## Start Dataset rows

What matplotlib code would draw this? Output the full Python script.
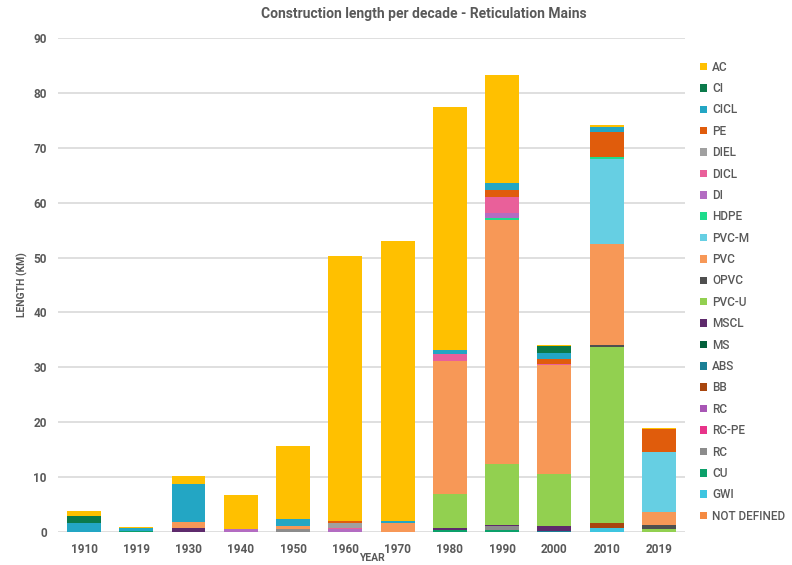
import numpy as np
import matplotlib.pyplot as plt
from matplotlib.patches import Patch

plt.rcParams['font.family'] = ['Roboto', 'DejaVu Sans']

decades = ['1910', '1919', '1930', '1940', '1950', '1960', '1970', '1980', '1990', '2000', '2010', '2019']

# material lengths (km) per decade, listed from bottom of stack to top
not_defined = [0, 0, 0, 0, 0, 0, 0, 0, 0, 0, 0, 0]
gwi = [0, 0, 0, 0, 0, 0, 0, 0, 0, 0, 0.7, 0]
cu = [0, 0.1, 0, 0, 0, 0, 0, 0.3, 0.3, 0, 0, 0]
rc = [0, 0, 0, 0, 0.5, 0, 0, 0, 0.8, 0, 0, 0]
rc_pe = [0, 0, 0, 0, 0, 0, 0, 0, 0, 0, 0, 0]
rc2 = [0, 0, 0, 0, 0, 0, 0, 0, 0, 0, 0, 0]
bb = [0, 0, 0, 0, 0, 0, 0, 0, 0, 0, 0.9, 0]
abs_ = [0, 0, 0, 0, 0, 0, 0, 0, 0, 0.2, 0, 0]
ms = [0, 0, 0, 0, 0, 0, 0, 0, 0, 0, 0, 0]
mscl = [0, 0, 0.8, 0, 0, 0, 0, 0.5, 0.2, 0.9, 0, 0]
pvc_u = [0, 0, 0, 0, 0, 0, 0, 6.2, 11.1, 9.5, 32.1, 0.5]
opvc = [0, 0, 0, 0, 0, 0, 0, 0, 0, 0, 0.4, 0.8]
pvc = [0, 0, 1.0, 0, 0.6, 0, 1.6, 24.2, 44.4, 19.8, 18.4, 2.4]
pvc_m = [0, 0, 0, 0, 0, 0, 0, 0, 0, 0, 15.4, 10.9]
hdpe = [0, 0, 0, 0, 0, 0, 0, 0, 0.4, 0, 0.5, 0]
di = [0, 0, 0, 0.5, 0, 0.6, 0, 0, 0.9, 0, 0, 0]
dicl = [0, 0, 0, 0, 0, 0.2, 0, 1.3, 2.9, 0.3, 0, 0]
diel = [0, 0, 0, 0, 0, 0.9, 0, 0, 0, 0, 0, 0]
pe = [0, 0, 0, 0, 0, 0.3, 0, 0, 1.4, 0.9, 4.4, 4.2]
cicl = [1.6, 0.6, 6.9, 0, 1.2, 0, 0.4, 0.7, 1.1, 1.1, 0.9, 0]
ci = [1.4, 0, 0, 0, 0, 0, 0, 0, 0, 1.1, 0, 0]
ac = [0.8, 0.2, 1.5, 6.2, 13.4, 48.3, 51.0, 44.2, 19.8, 0.2, 0.5, 0.2]

series = [
    ('NOT DEFINED', not_defined, '#F58A42'),
    ('GWI', gwi, '#3EC5E0'),
    ('CU', cu, '#0CA06A'),
    ('RC', rc, '#8C8C8C'),
    ('RC-PE', rc_pe, '#E8348A'),
    ('RC', rc2, '#A856B5'),
    ('BB', bb, '#A8460E'),
    ('ABS', abs_, '#1A7F95'),
    ('MS', ms, '#03613B'),
    ('MSCL', mscl, '#5E2A6C'),
    ('PVC-U', pvc_u, '#92D050'),
    ('OPVC', opvc, '#4F4F4F'),
    ('PVC', pvc, '#F79857'),
    ('PVC-M', pvc_m, '#66CFE3'),
    ('HDPE', hdpe, '#1EDC8C'),
    ('DI', di, '#B36CC2'),
    ('DICL', dicl, '#E9609A'),
    ('DIEL', diel, '#A0A0A0'),
    ('PE', pe, '#E05C0C'),
    ('CICL', cicl, '#23A6C4'),
    ('CI', ci, '#0B7A4B'),
    ('AC', ac, '#FFC000'),
]

grey = '#595959'

fig = plt.figure(figsize=(7.92, 5.65), dpi=100)
ax = fig.add_axes([0.073, 0.0584, 0.792, 0.8743])

x = np.arange(len(decades))
bottom = np.zeros(len(decades))
handles = []
for name, vals, col in series:
    vals = np.array(vals, dtype=float)
    ax.bar(x, vals, 0.65, bottom=bottom, color=col, linewidth=0, zorder=3)
    bottom += vals
    handles.append(Patch(facecolor=col, label=name))

ax.set_xlim(-0.5, len(decades) - 0.5)
ax.set_ylim(0, 90)
ax.set_yticks(range(0, 91, 10))
ax.set_xticks(x)
ax.set_xticklabels(decades)
ax.grid(axis='y', color='#D9D9D9', linewidth=1.2, zorder=0)
for s in ax.spines.values():
    s.set_visible(False)
ax.tick_params(length=0, colors=grey, labelsize=8.5, pad=8)
for lab in ax.get_xticklabels() + ax.get_yticklabels():
    lab.set_fontweight('bold')

ax.set_ylabel('LENGTH (KM)', fontsize=7.5, fontweight='bold', color=grey, labelpad=4)
fig.text(0.469, 0.003, 'YEAR', fontsize=7.5, fontweight='bold', color=grey, ha='center', va='bottom')
fig.text(0.535, 0.975, 'Construction length per decade - Reticulation Mains',
         fontsize=10, fontweight='bold', color=grey, ha='center', va='center')

leg = fig.legend(handles=handles[::-1], loc='upper left', bbox_to_anchor=(0.878, 0.901),
                 frameon=False, fontsize=8.5, handlelength=0.6, handleheight=0.6,
                 handletextpad=0.4, labelspacing=0.71, borderaxespad=0)
for t in leg.get_texts():
    t.set_color(grey)
    t.set_fontweight('medium')

fig.savefig('out.png', dpi=100)
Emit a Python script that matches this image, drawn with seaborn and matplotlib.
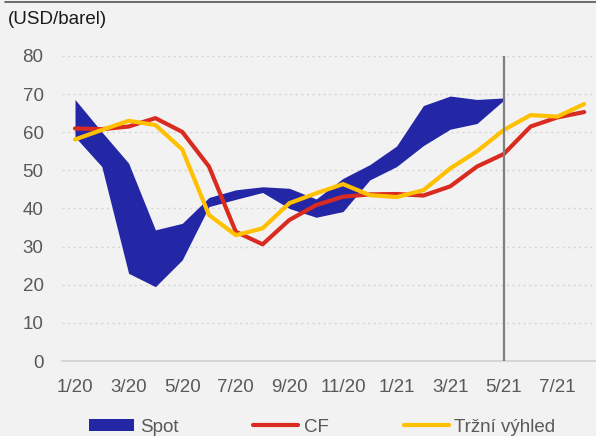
import matplotlib
matplotlib.use("Agg")
import matplotlib.pyplot as plt
from matplotlib.lines import Line2D
from matplotlib.patches import Patch
import numpy as np
import pandas as pd
import seaborn as sns

# Monthly categories Jan 2020 - Aug 2021
months = ["1/20", "2/20", "3/20", "4/20", "5/20", "6/20", "7/20", "8/20", "9/20", "10/20",
          "11/20", "12/20", "1/21", "2/21", "3/21", "4/21", "5/21", "6/21", "7/21", "8/21"]

# Spot price range (USD/barrel), observed through 5/21
spot_high = [68.6, 60.1, 51.9, 34.4, 36.1, 42.9, 44.9, 45.7, 45.3, 42.5,
             47.9, 51.5, 56.4, 67.0, 69.5, 68.6, 69.0]
spot_low = [58.8, 51.0, 23.0, 19.5, 26.5, 40.5, 42.4, 44.2, 40.0, 37.7,
            39.2, 47.5, 51.0, 56.5, 60.8, 62.3, 68.4]

# CF forecast path
cf = [61.0, 60.8, 61.5, 63.7, 60.1, 51.0, 33.9, 30.6, 37.0, 40.9,
      43.1, 43.7, 43.8, 43.4, 45.8, 51.0, 54.3, 61.5, 63.9, 65.3]

# Market outlook path
outlook = [58.1, 60.6, 63.0, 61.9, 55.5, 38.3, 33.0, 34.8, 41.4, 44.0,
           46.4, 43.5, 43.0, 44.8, 50.5, 55.0, 60.6, 64.5, 64.1, 67.4]

labels = ["Spot", "CF", "Tržní výhled"]
yticks = [0, 10, 20, 30, 40, 50, 60, 70, 80]

BG = "#f2f2f2"
BLUE = "#2327a5"
RED = "#d92b20"
GOLD = "#ffc000"
GREY_TXT = "#595959"
FS = 13.5

sns.set_theme(style="white")
plt.rcParams["font.family"] = ["Liberation Sans", "DejaVu Sans"]

fig = plt.figure(figsize=(5.96, 4.36), dpi=100, facecolor=BG)
ax = fig.add_axes([61.6 / 596, 75 / 436, 536 / 596, 305 / 436])
ax.set_facecolor(BG)

idx = np.arange(len(months))
df = pd.DataFrame({"i": idx, "CF": cf, "Outlook": outlook})

# Spot band
n_spot = len(spot_high)
ax.fill_between(idx[:n_spot], spot_low, spot_high, color=BLUE, linewidth=0, zorder=2)

sns.lineplot(data=df, x="i", y="CF", ax=ax, color=RED, linewidth=3, zorder=3)
sns.lineplot(data=df, x="i", y="Outlook", ax=ax, color=GOLD, linewidth=3, zorder=4)

# Marker for the last observed month
ax.axvline(n_spot - 1, color="#7f7f7f", linewidth=1.6, zorder=5)

ax.set_xlim(-0.5, len(months) - 0.5)
ax.set_ylim(0, 80)
ax.set_xlabel("")
ax.set_ylabel("")

ax.set_yticks(yticks)
ax.set_yticklabels([str(v) for v in yticks])
ax.yaxis.grid(True, linestyle=(0, (1.5, 2.5)), color="#d4d4d4", linewidth=1)
ax.xaxis.grid(False)

# Labels on every second month, tick marks on category boundaries
ax.set_xticks(idx[::2])
ax.set_xticklabels(months[::2])
ax.set_xticks(np.arange(-0.5, len(months) - 0.5, 2), minor=True)
ax.tick_params(axis="x", which="major", length=0, pad=13, labelsize=FS, labelcolor=GREY_TXT)
ax.tick_params(axis="x", which="minor", length=5, width=1.2, color="#d0d0d0", direction="out")
ax.tick_params(axis="y", length=0, pad=13, labelsize=FS, labelcolor=GREY_TXT)

for side in ["top", "right", "left"]:
    ax.spines[side].set_visible(False)
ax.spines["bottom"].set_color("#d0d0d0")
ax.spines["bottom"].set_linewidth(1.2)

fig.text(8 / 596, 1 - 20 / 436, "(USD/barel)", fontsize=FS, color="#1a1a1a", va="center", ha="left")

# Thin rule along the top edge
fig.add_artist(Line2D([5 / 596, 1.0], [1 - 2.5 / 436, 1 - 2.5 / 436], color="#555555", linewidth=1.2))

handles = [
    Patch(facecolor=BLUE, edgecolor="none"),
    Line2D([0], [0], color=RED, linewidth=3),
    Line2D([0], [0], color=GOLD, linewidth=3),
]
leg = fig.legend(handles, labels, loc="center", bbox_to_anchor=(0.541, 0.02), ncol=3,
                 frameon=False, fontsize=FS, handlelength=2.4, handleheight=0.6,
                 columnspacing=4.0, handletextpad=0.3)
for t in leg.get_texts():
    t.set_color(GREY_TXT)

fig.savefig("out.png", dpi=100, facecolor=BG)
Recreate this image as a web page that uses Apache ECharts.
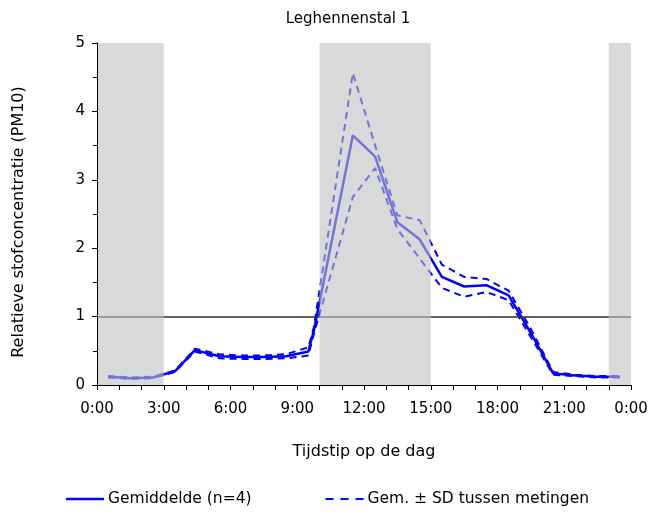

## End Dataset rows

### Work to be completed
Copy exactly the stretch of lines from the one containing "Emit a Python" through the one containing "import seaborn as sns", both included. Leave out any pictures.

### Correct output
Emit a Python script that matches this image, drawn with seaborn and matplotlib.
import matplotlib
matplotlib.use("Agg")
import matplotlib.pyplot as plt
from matplotlib.lines import Line2D
from matplotlib.patches import Patch
import numpy as np
import pandas as pd
import seaborn as sns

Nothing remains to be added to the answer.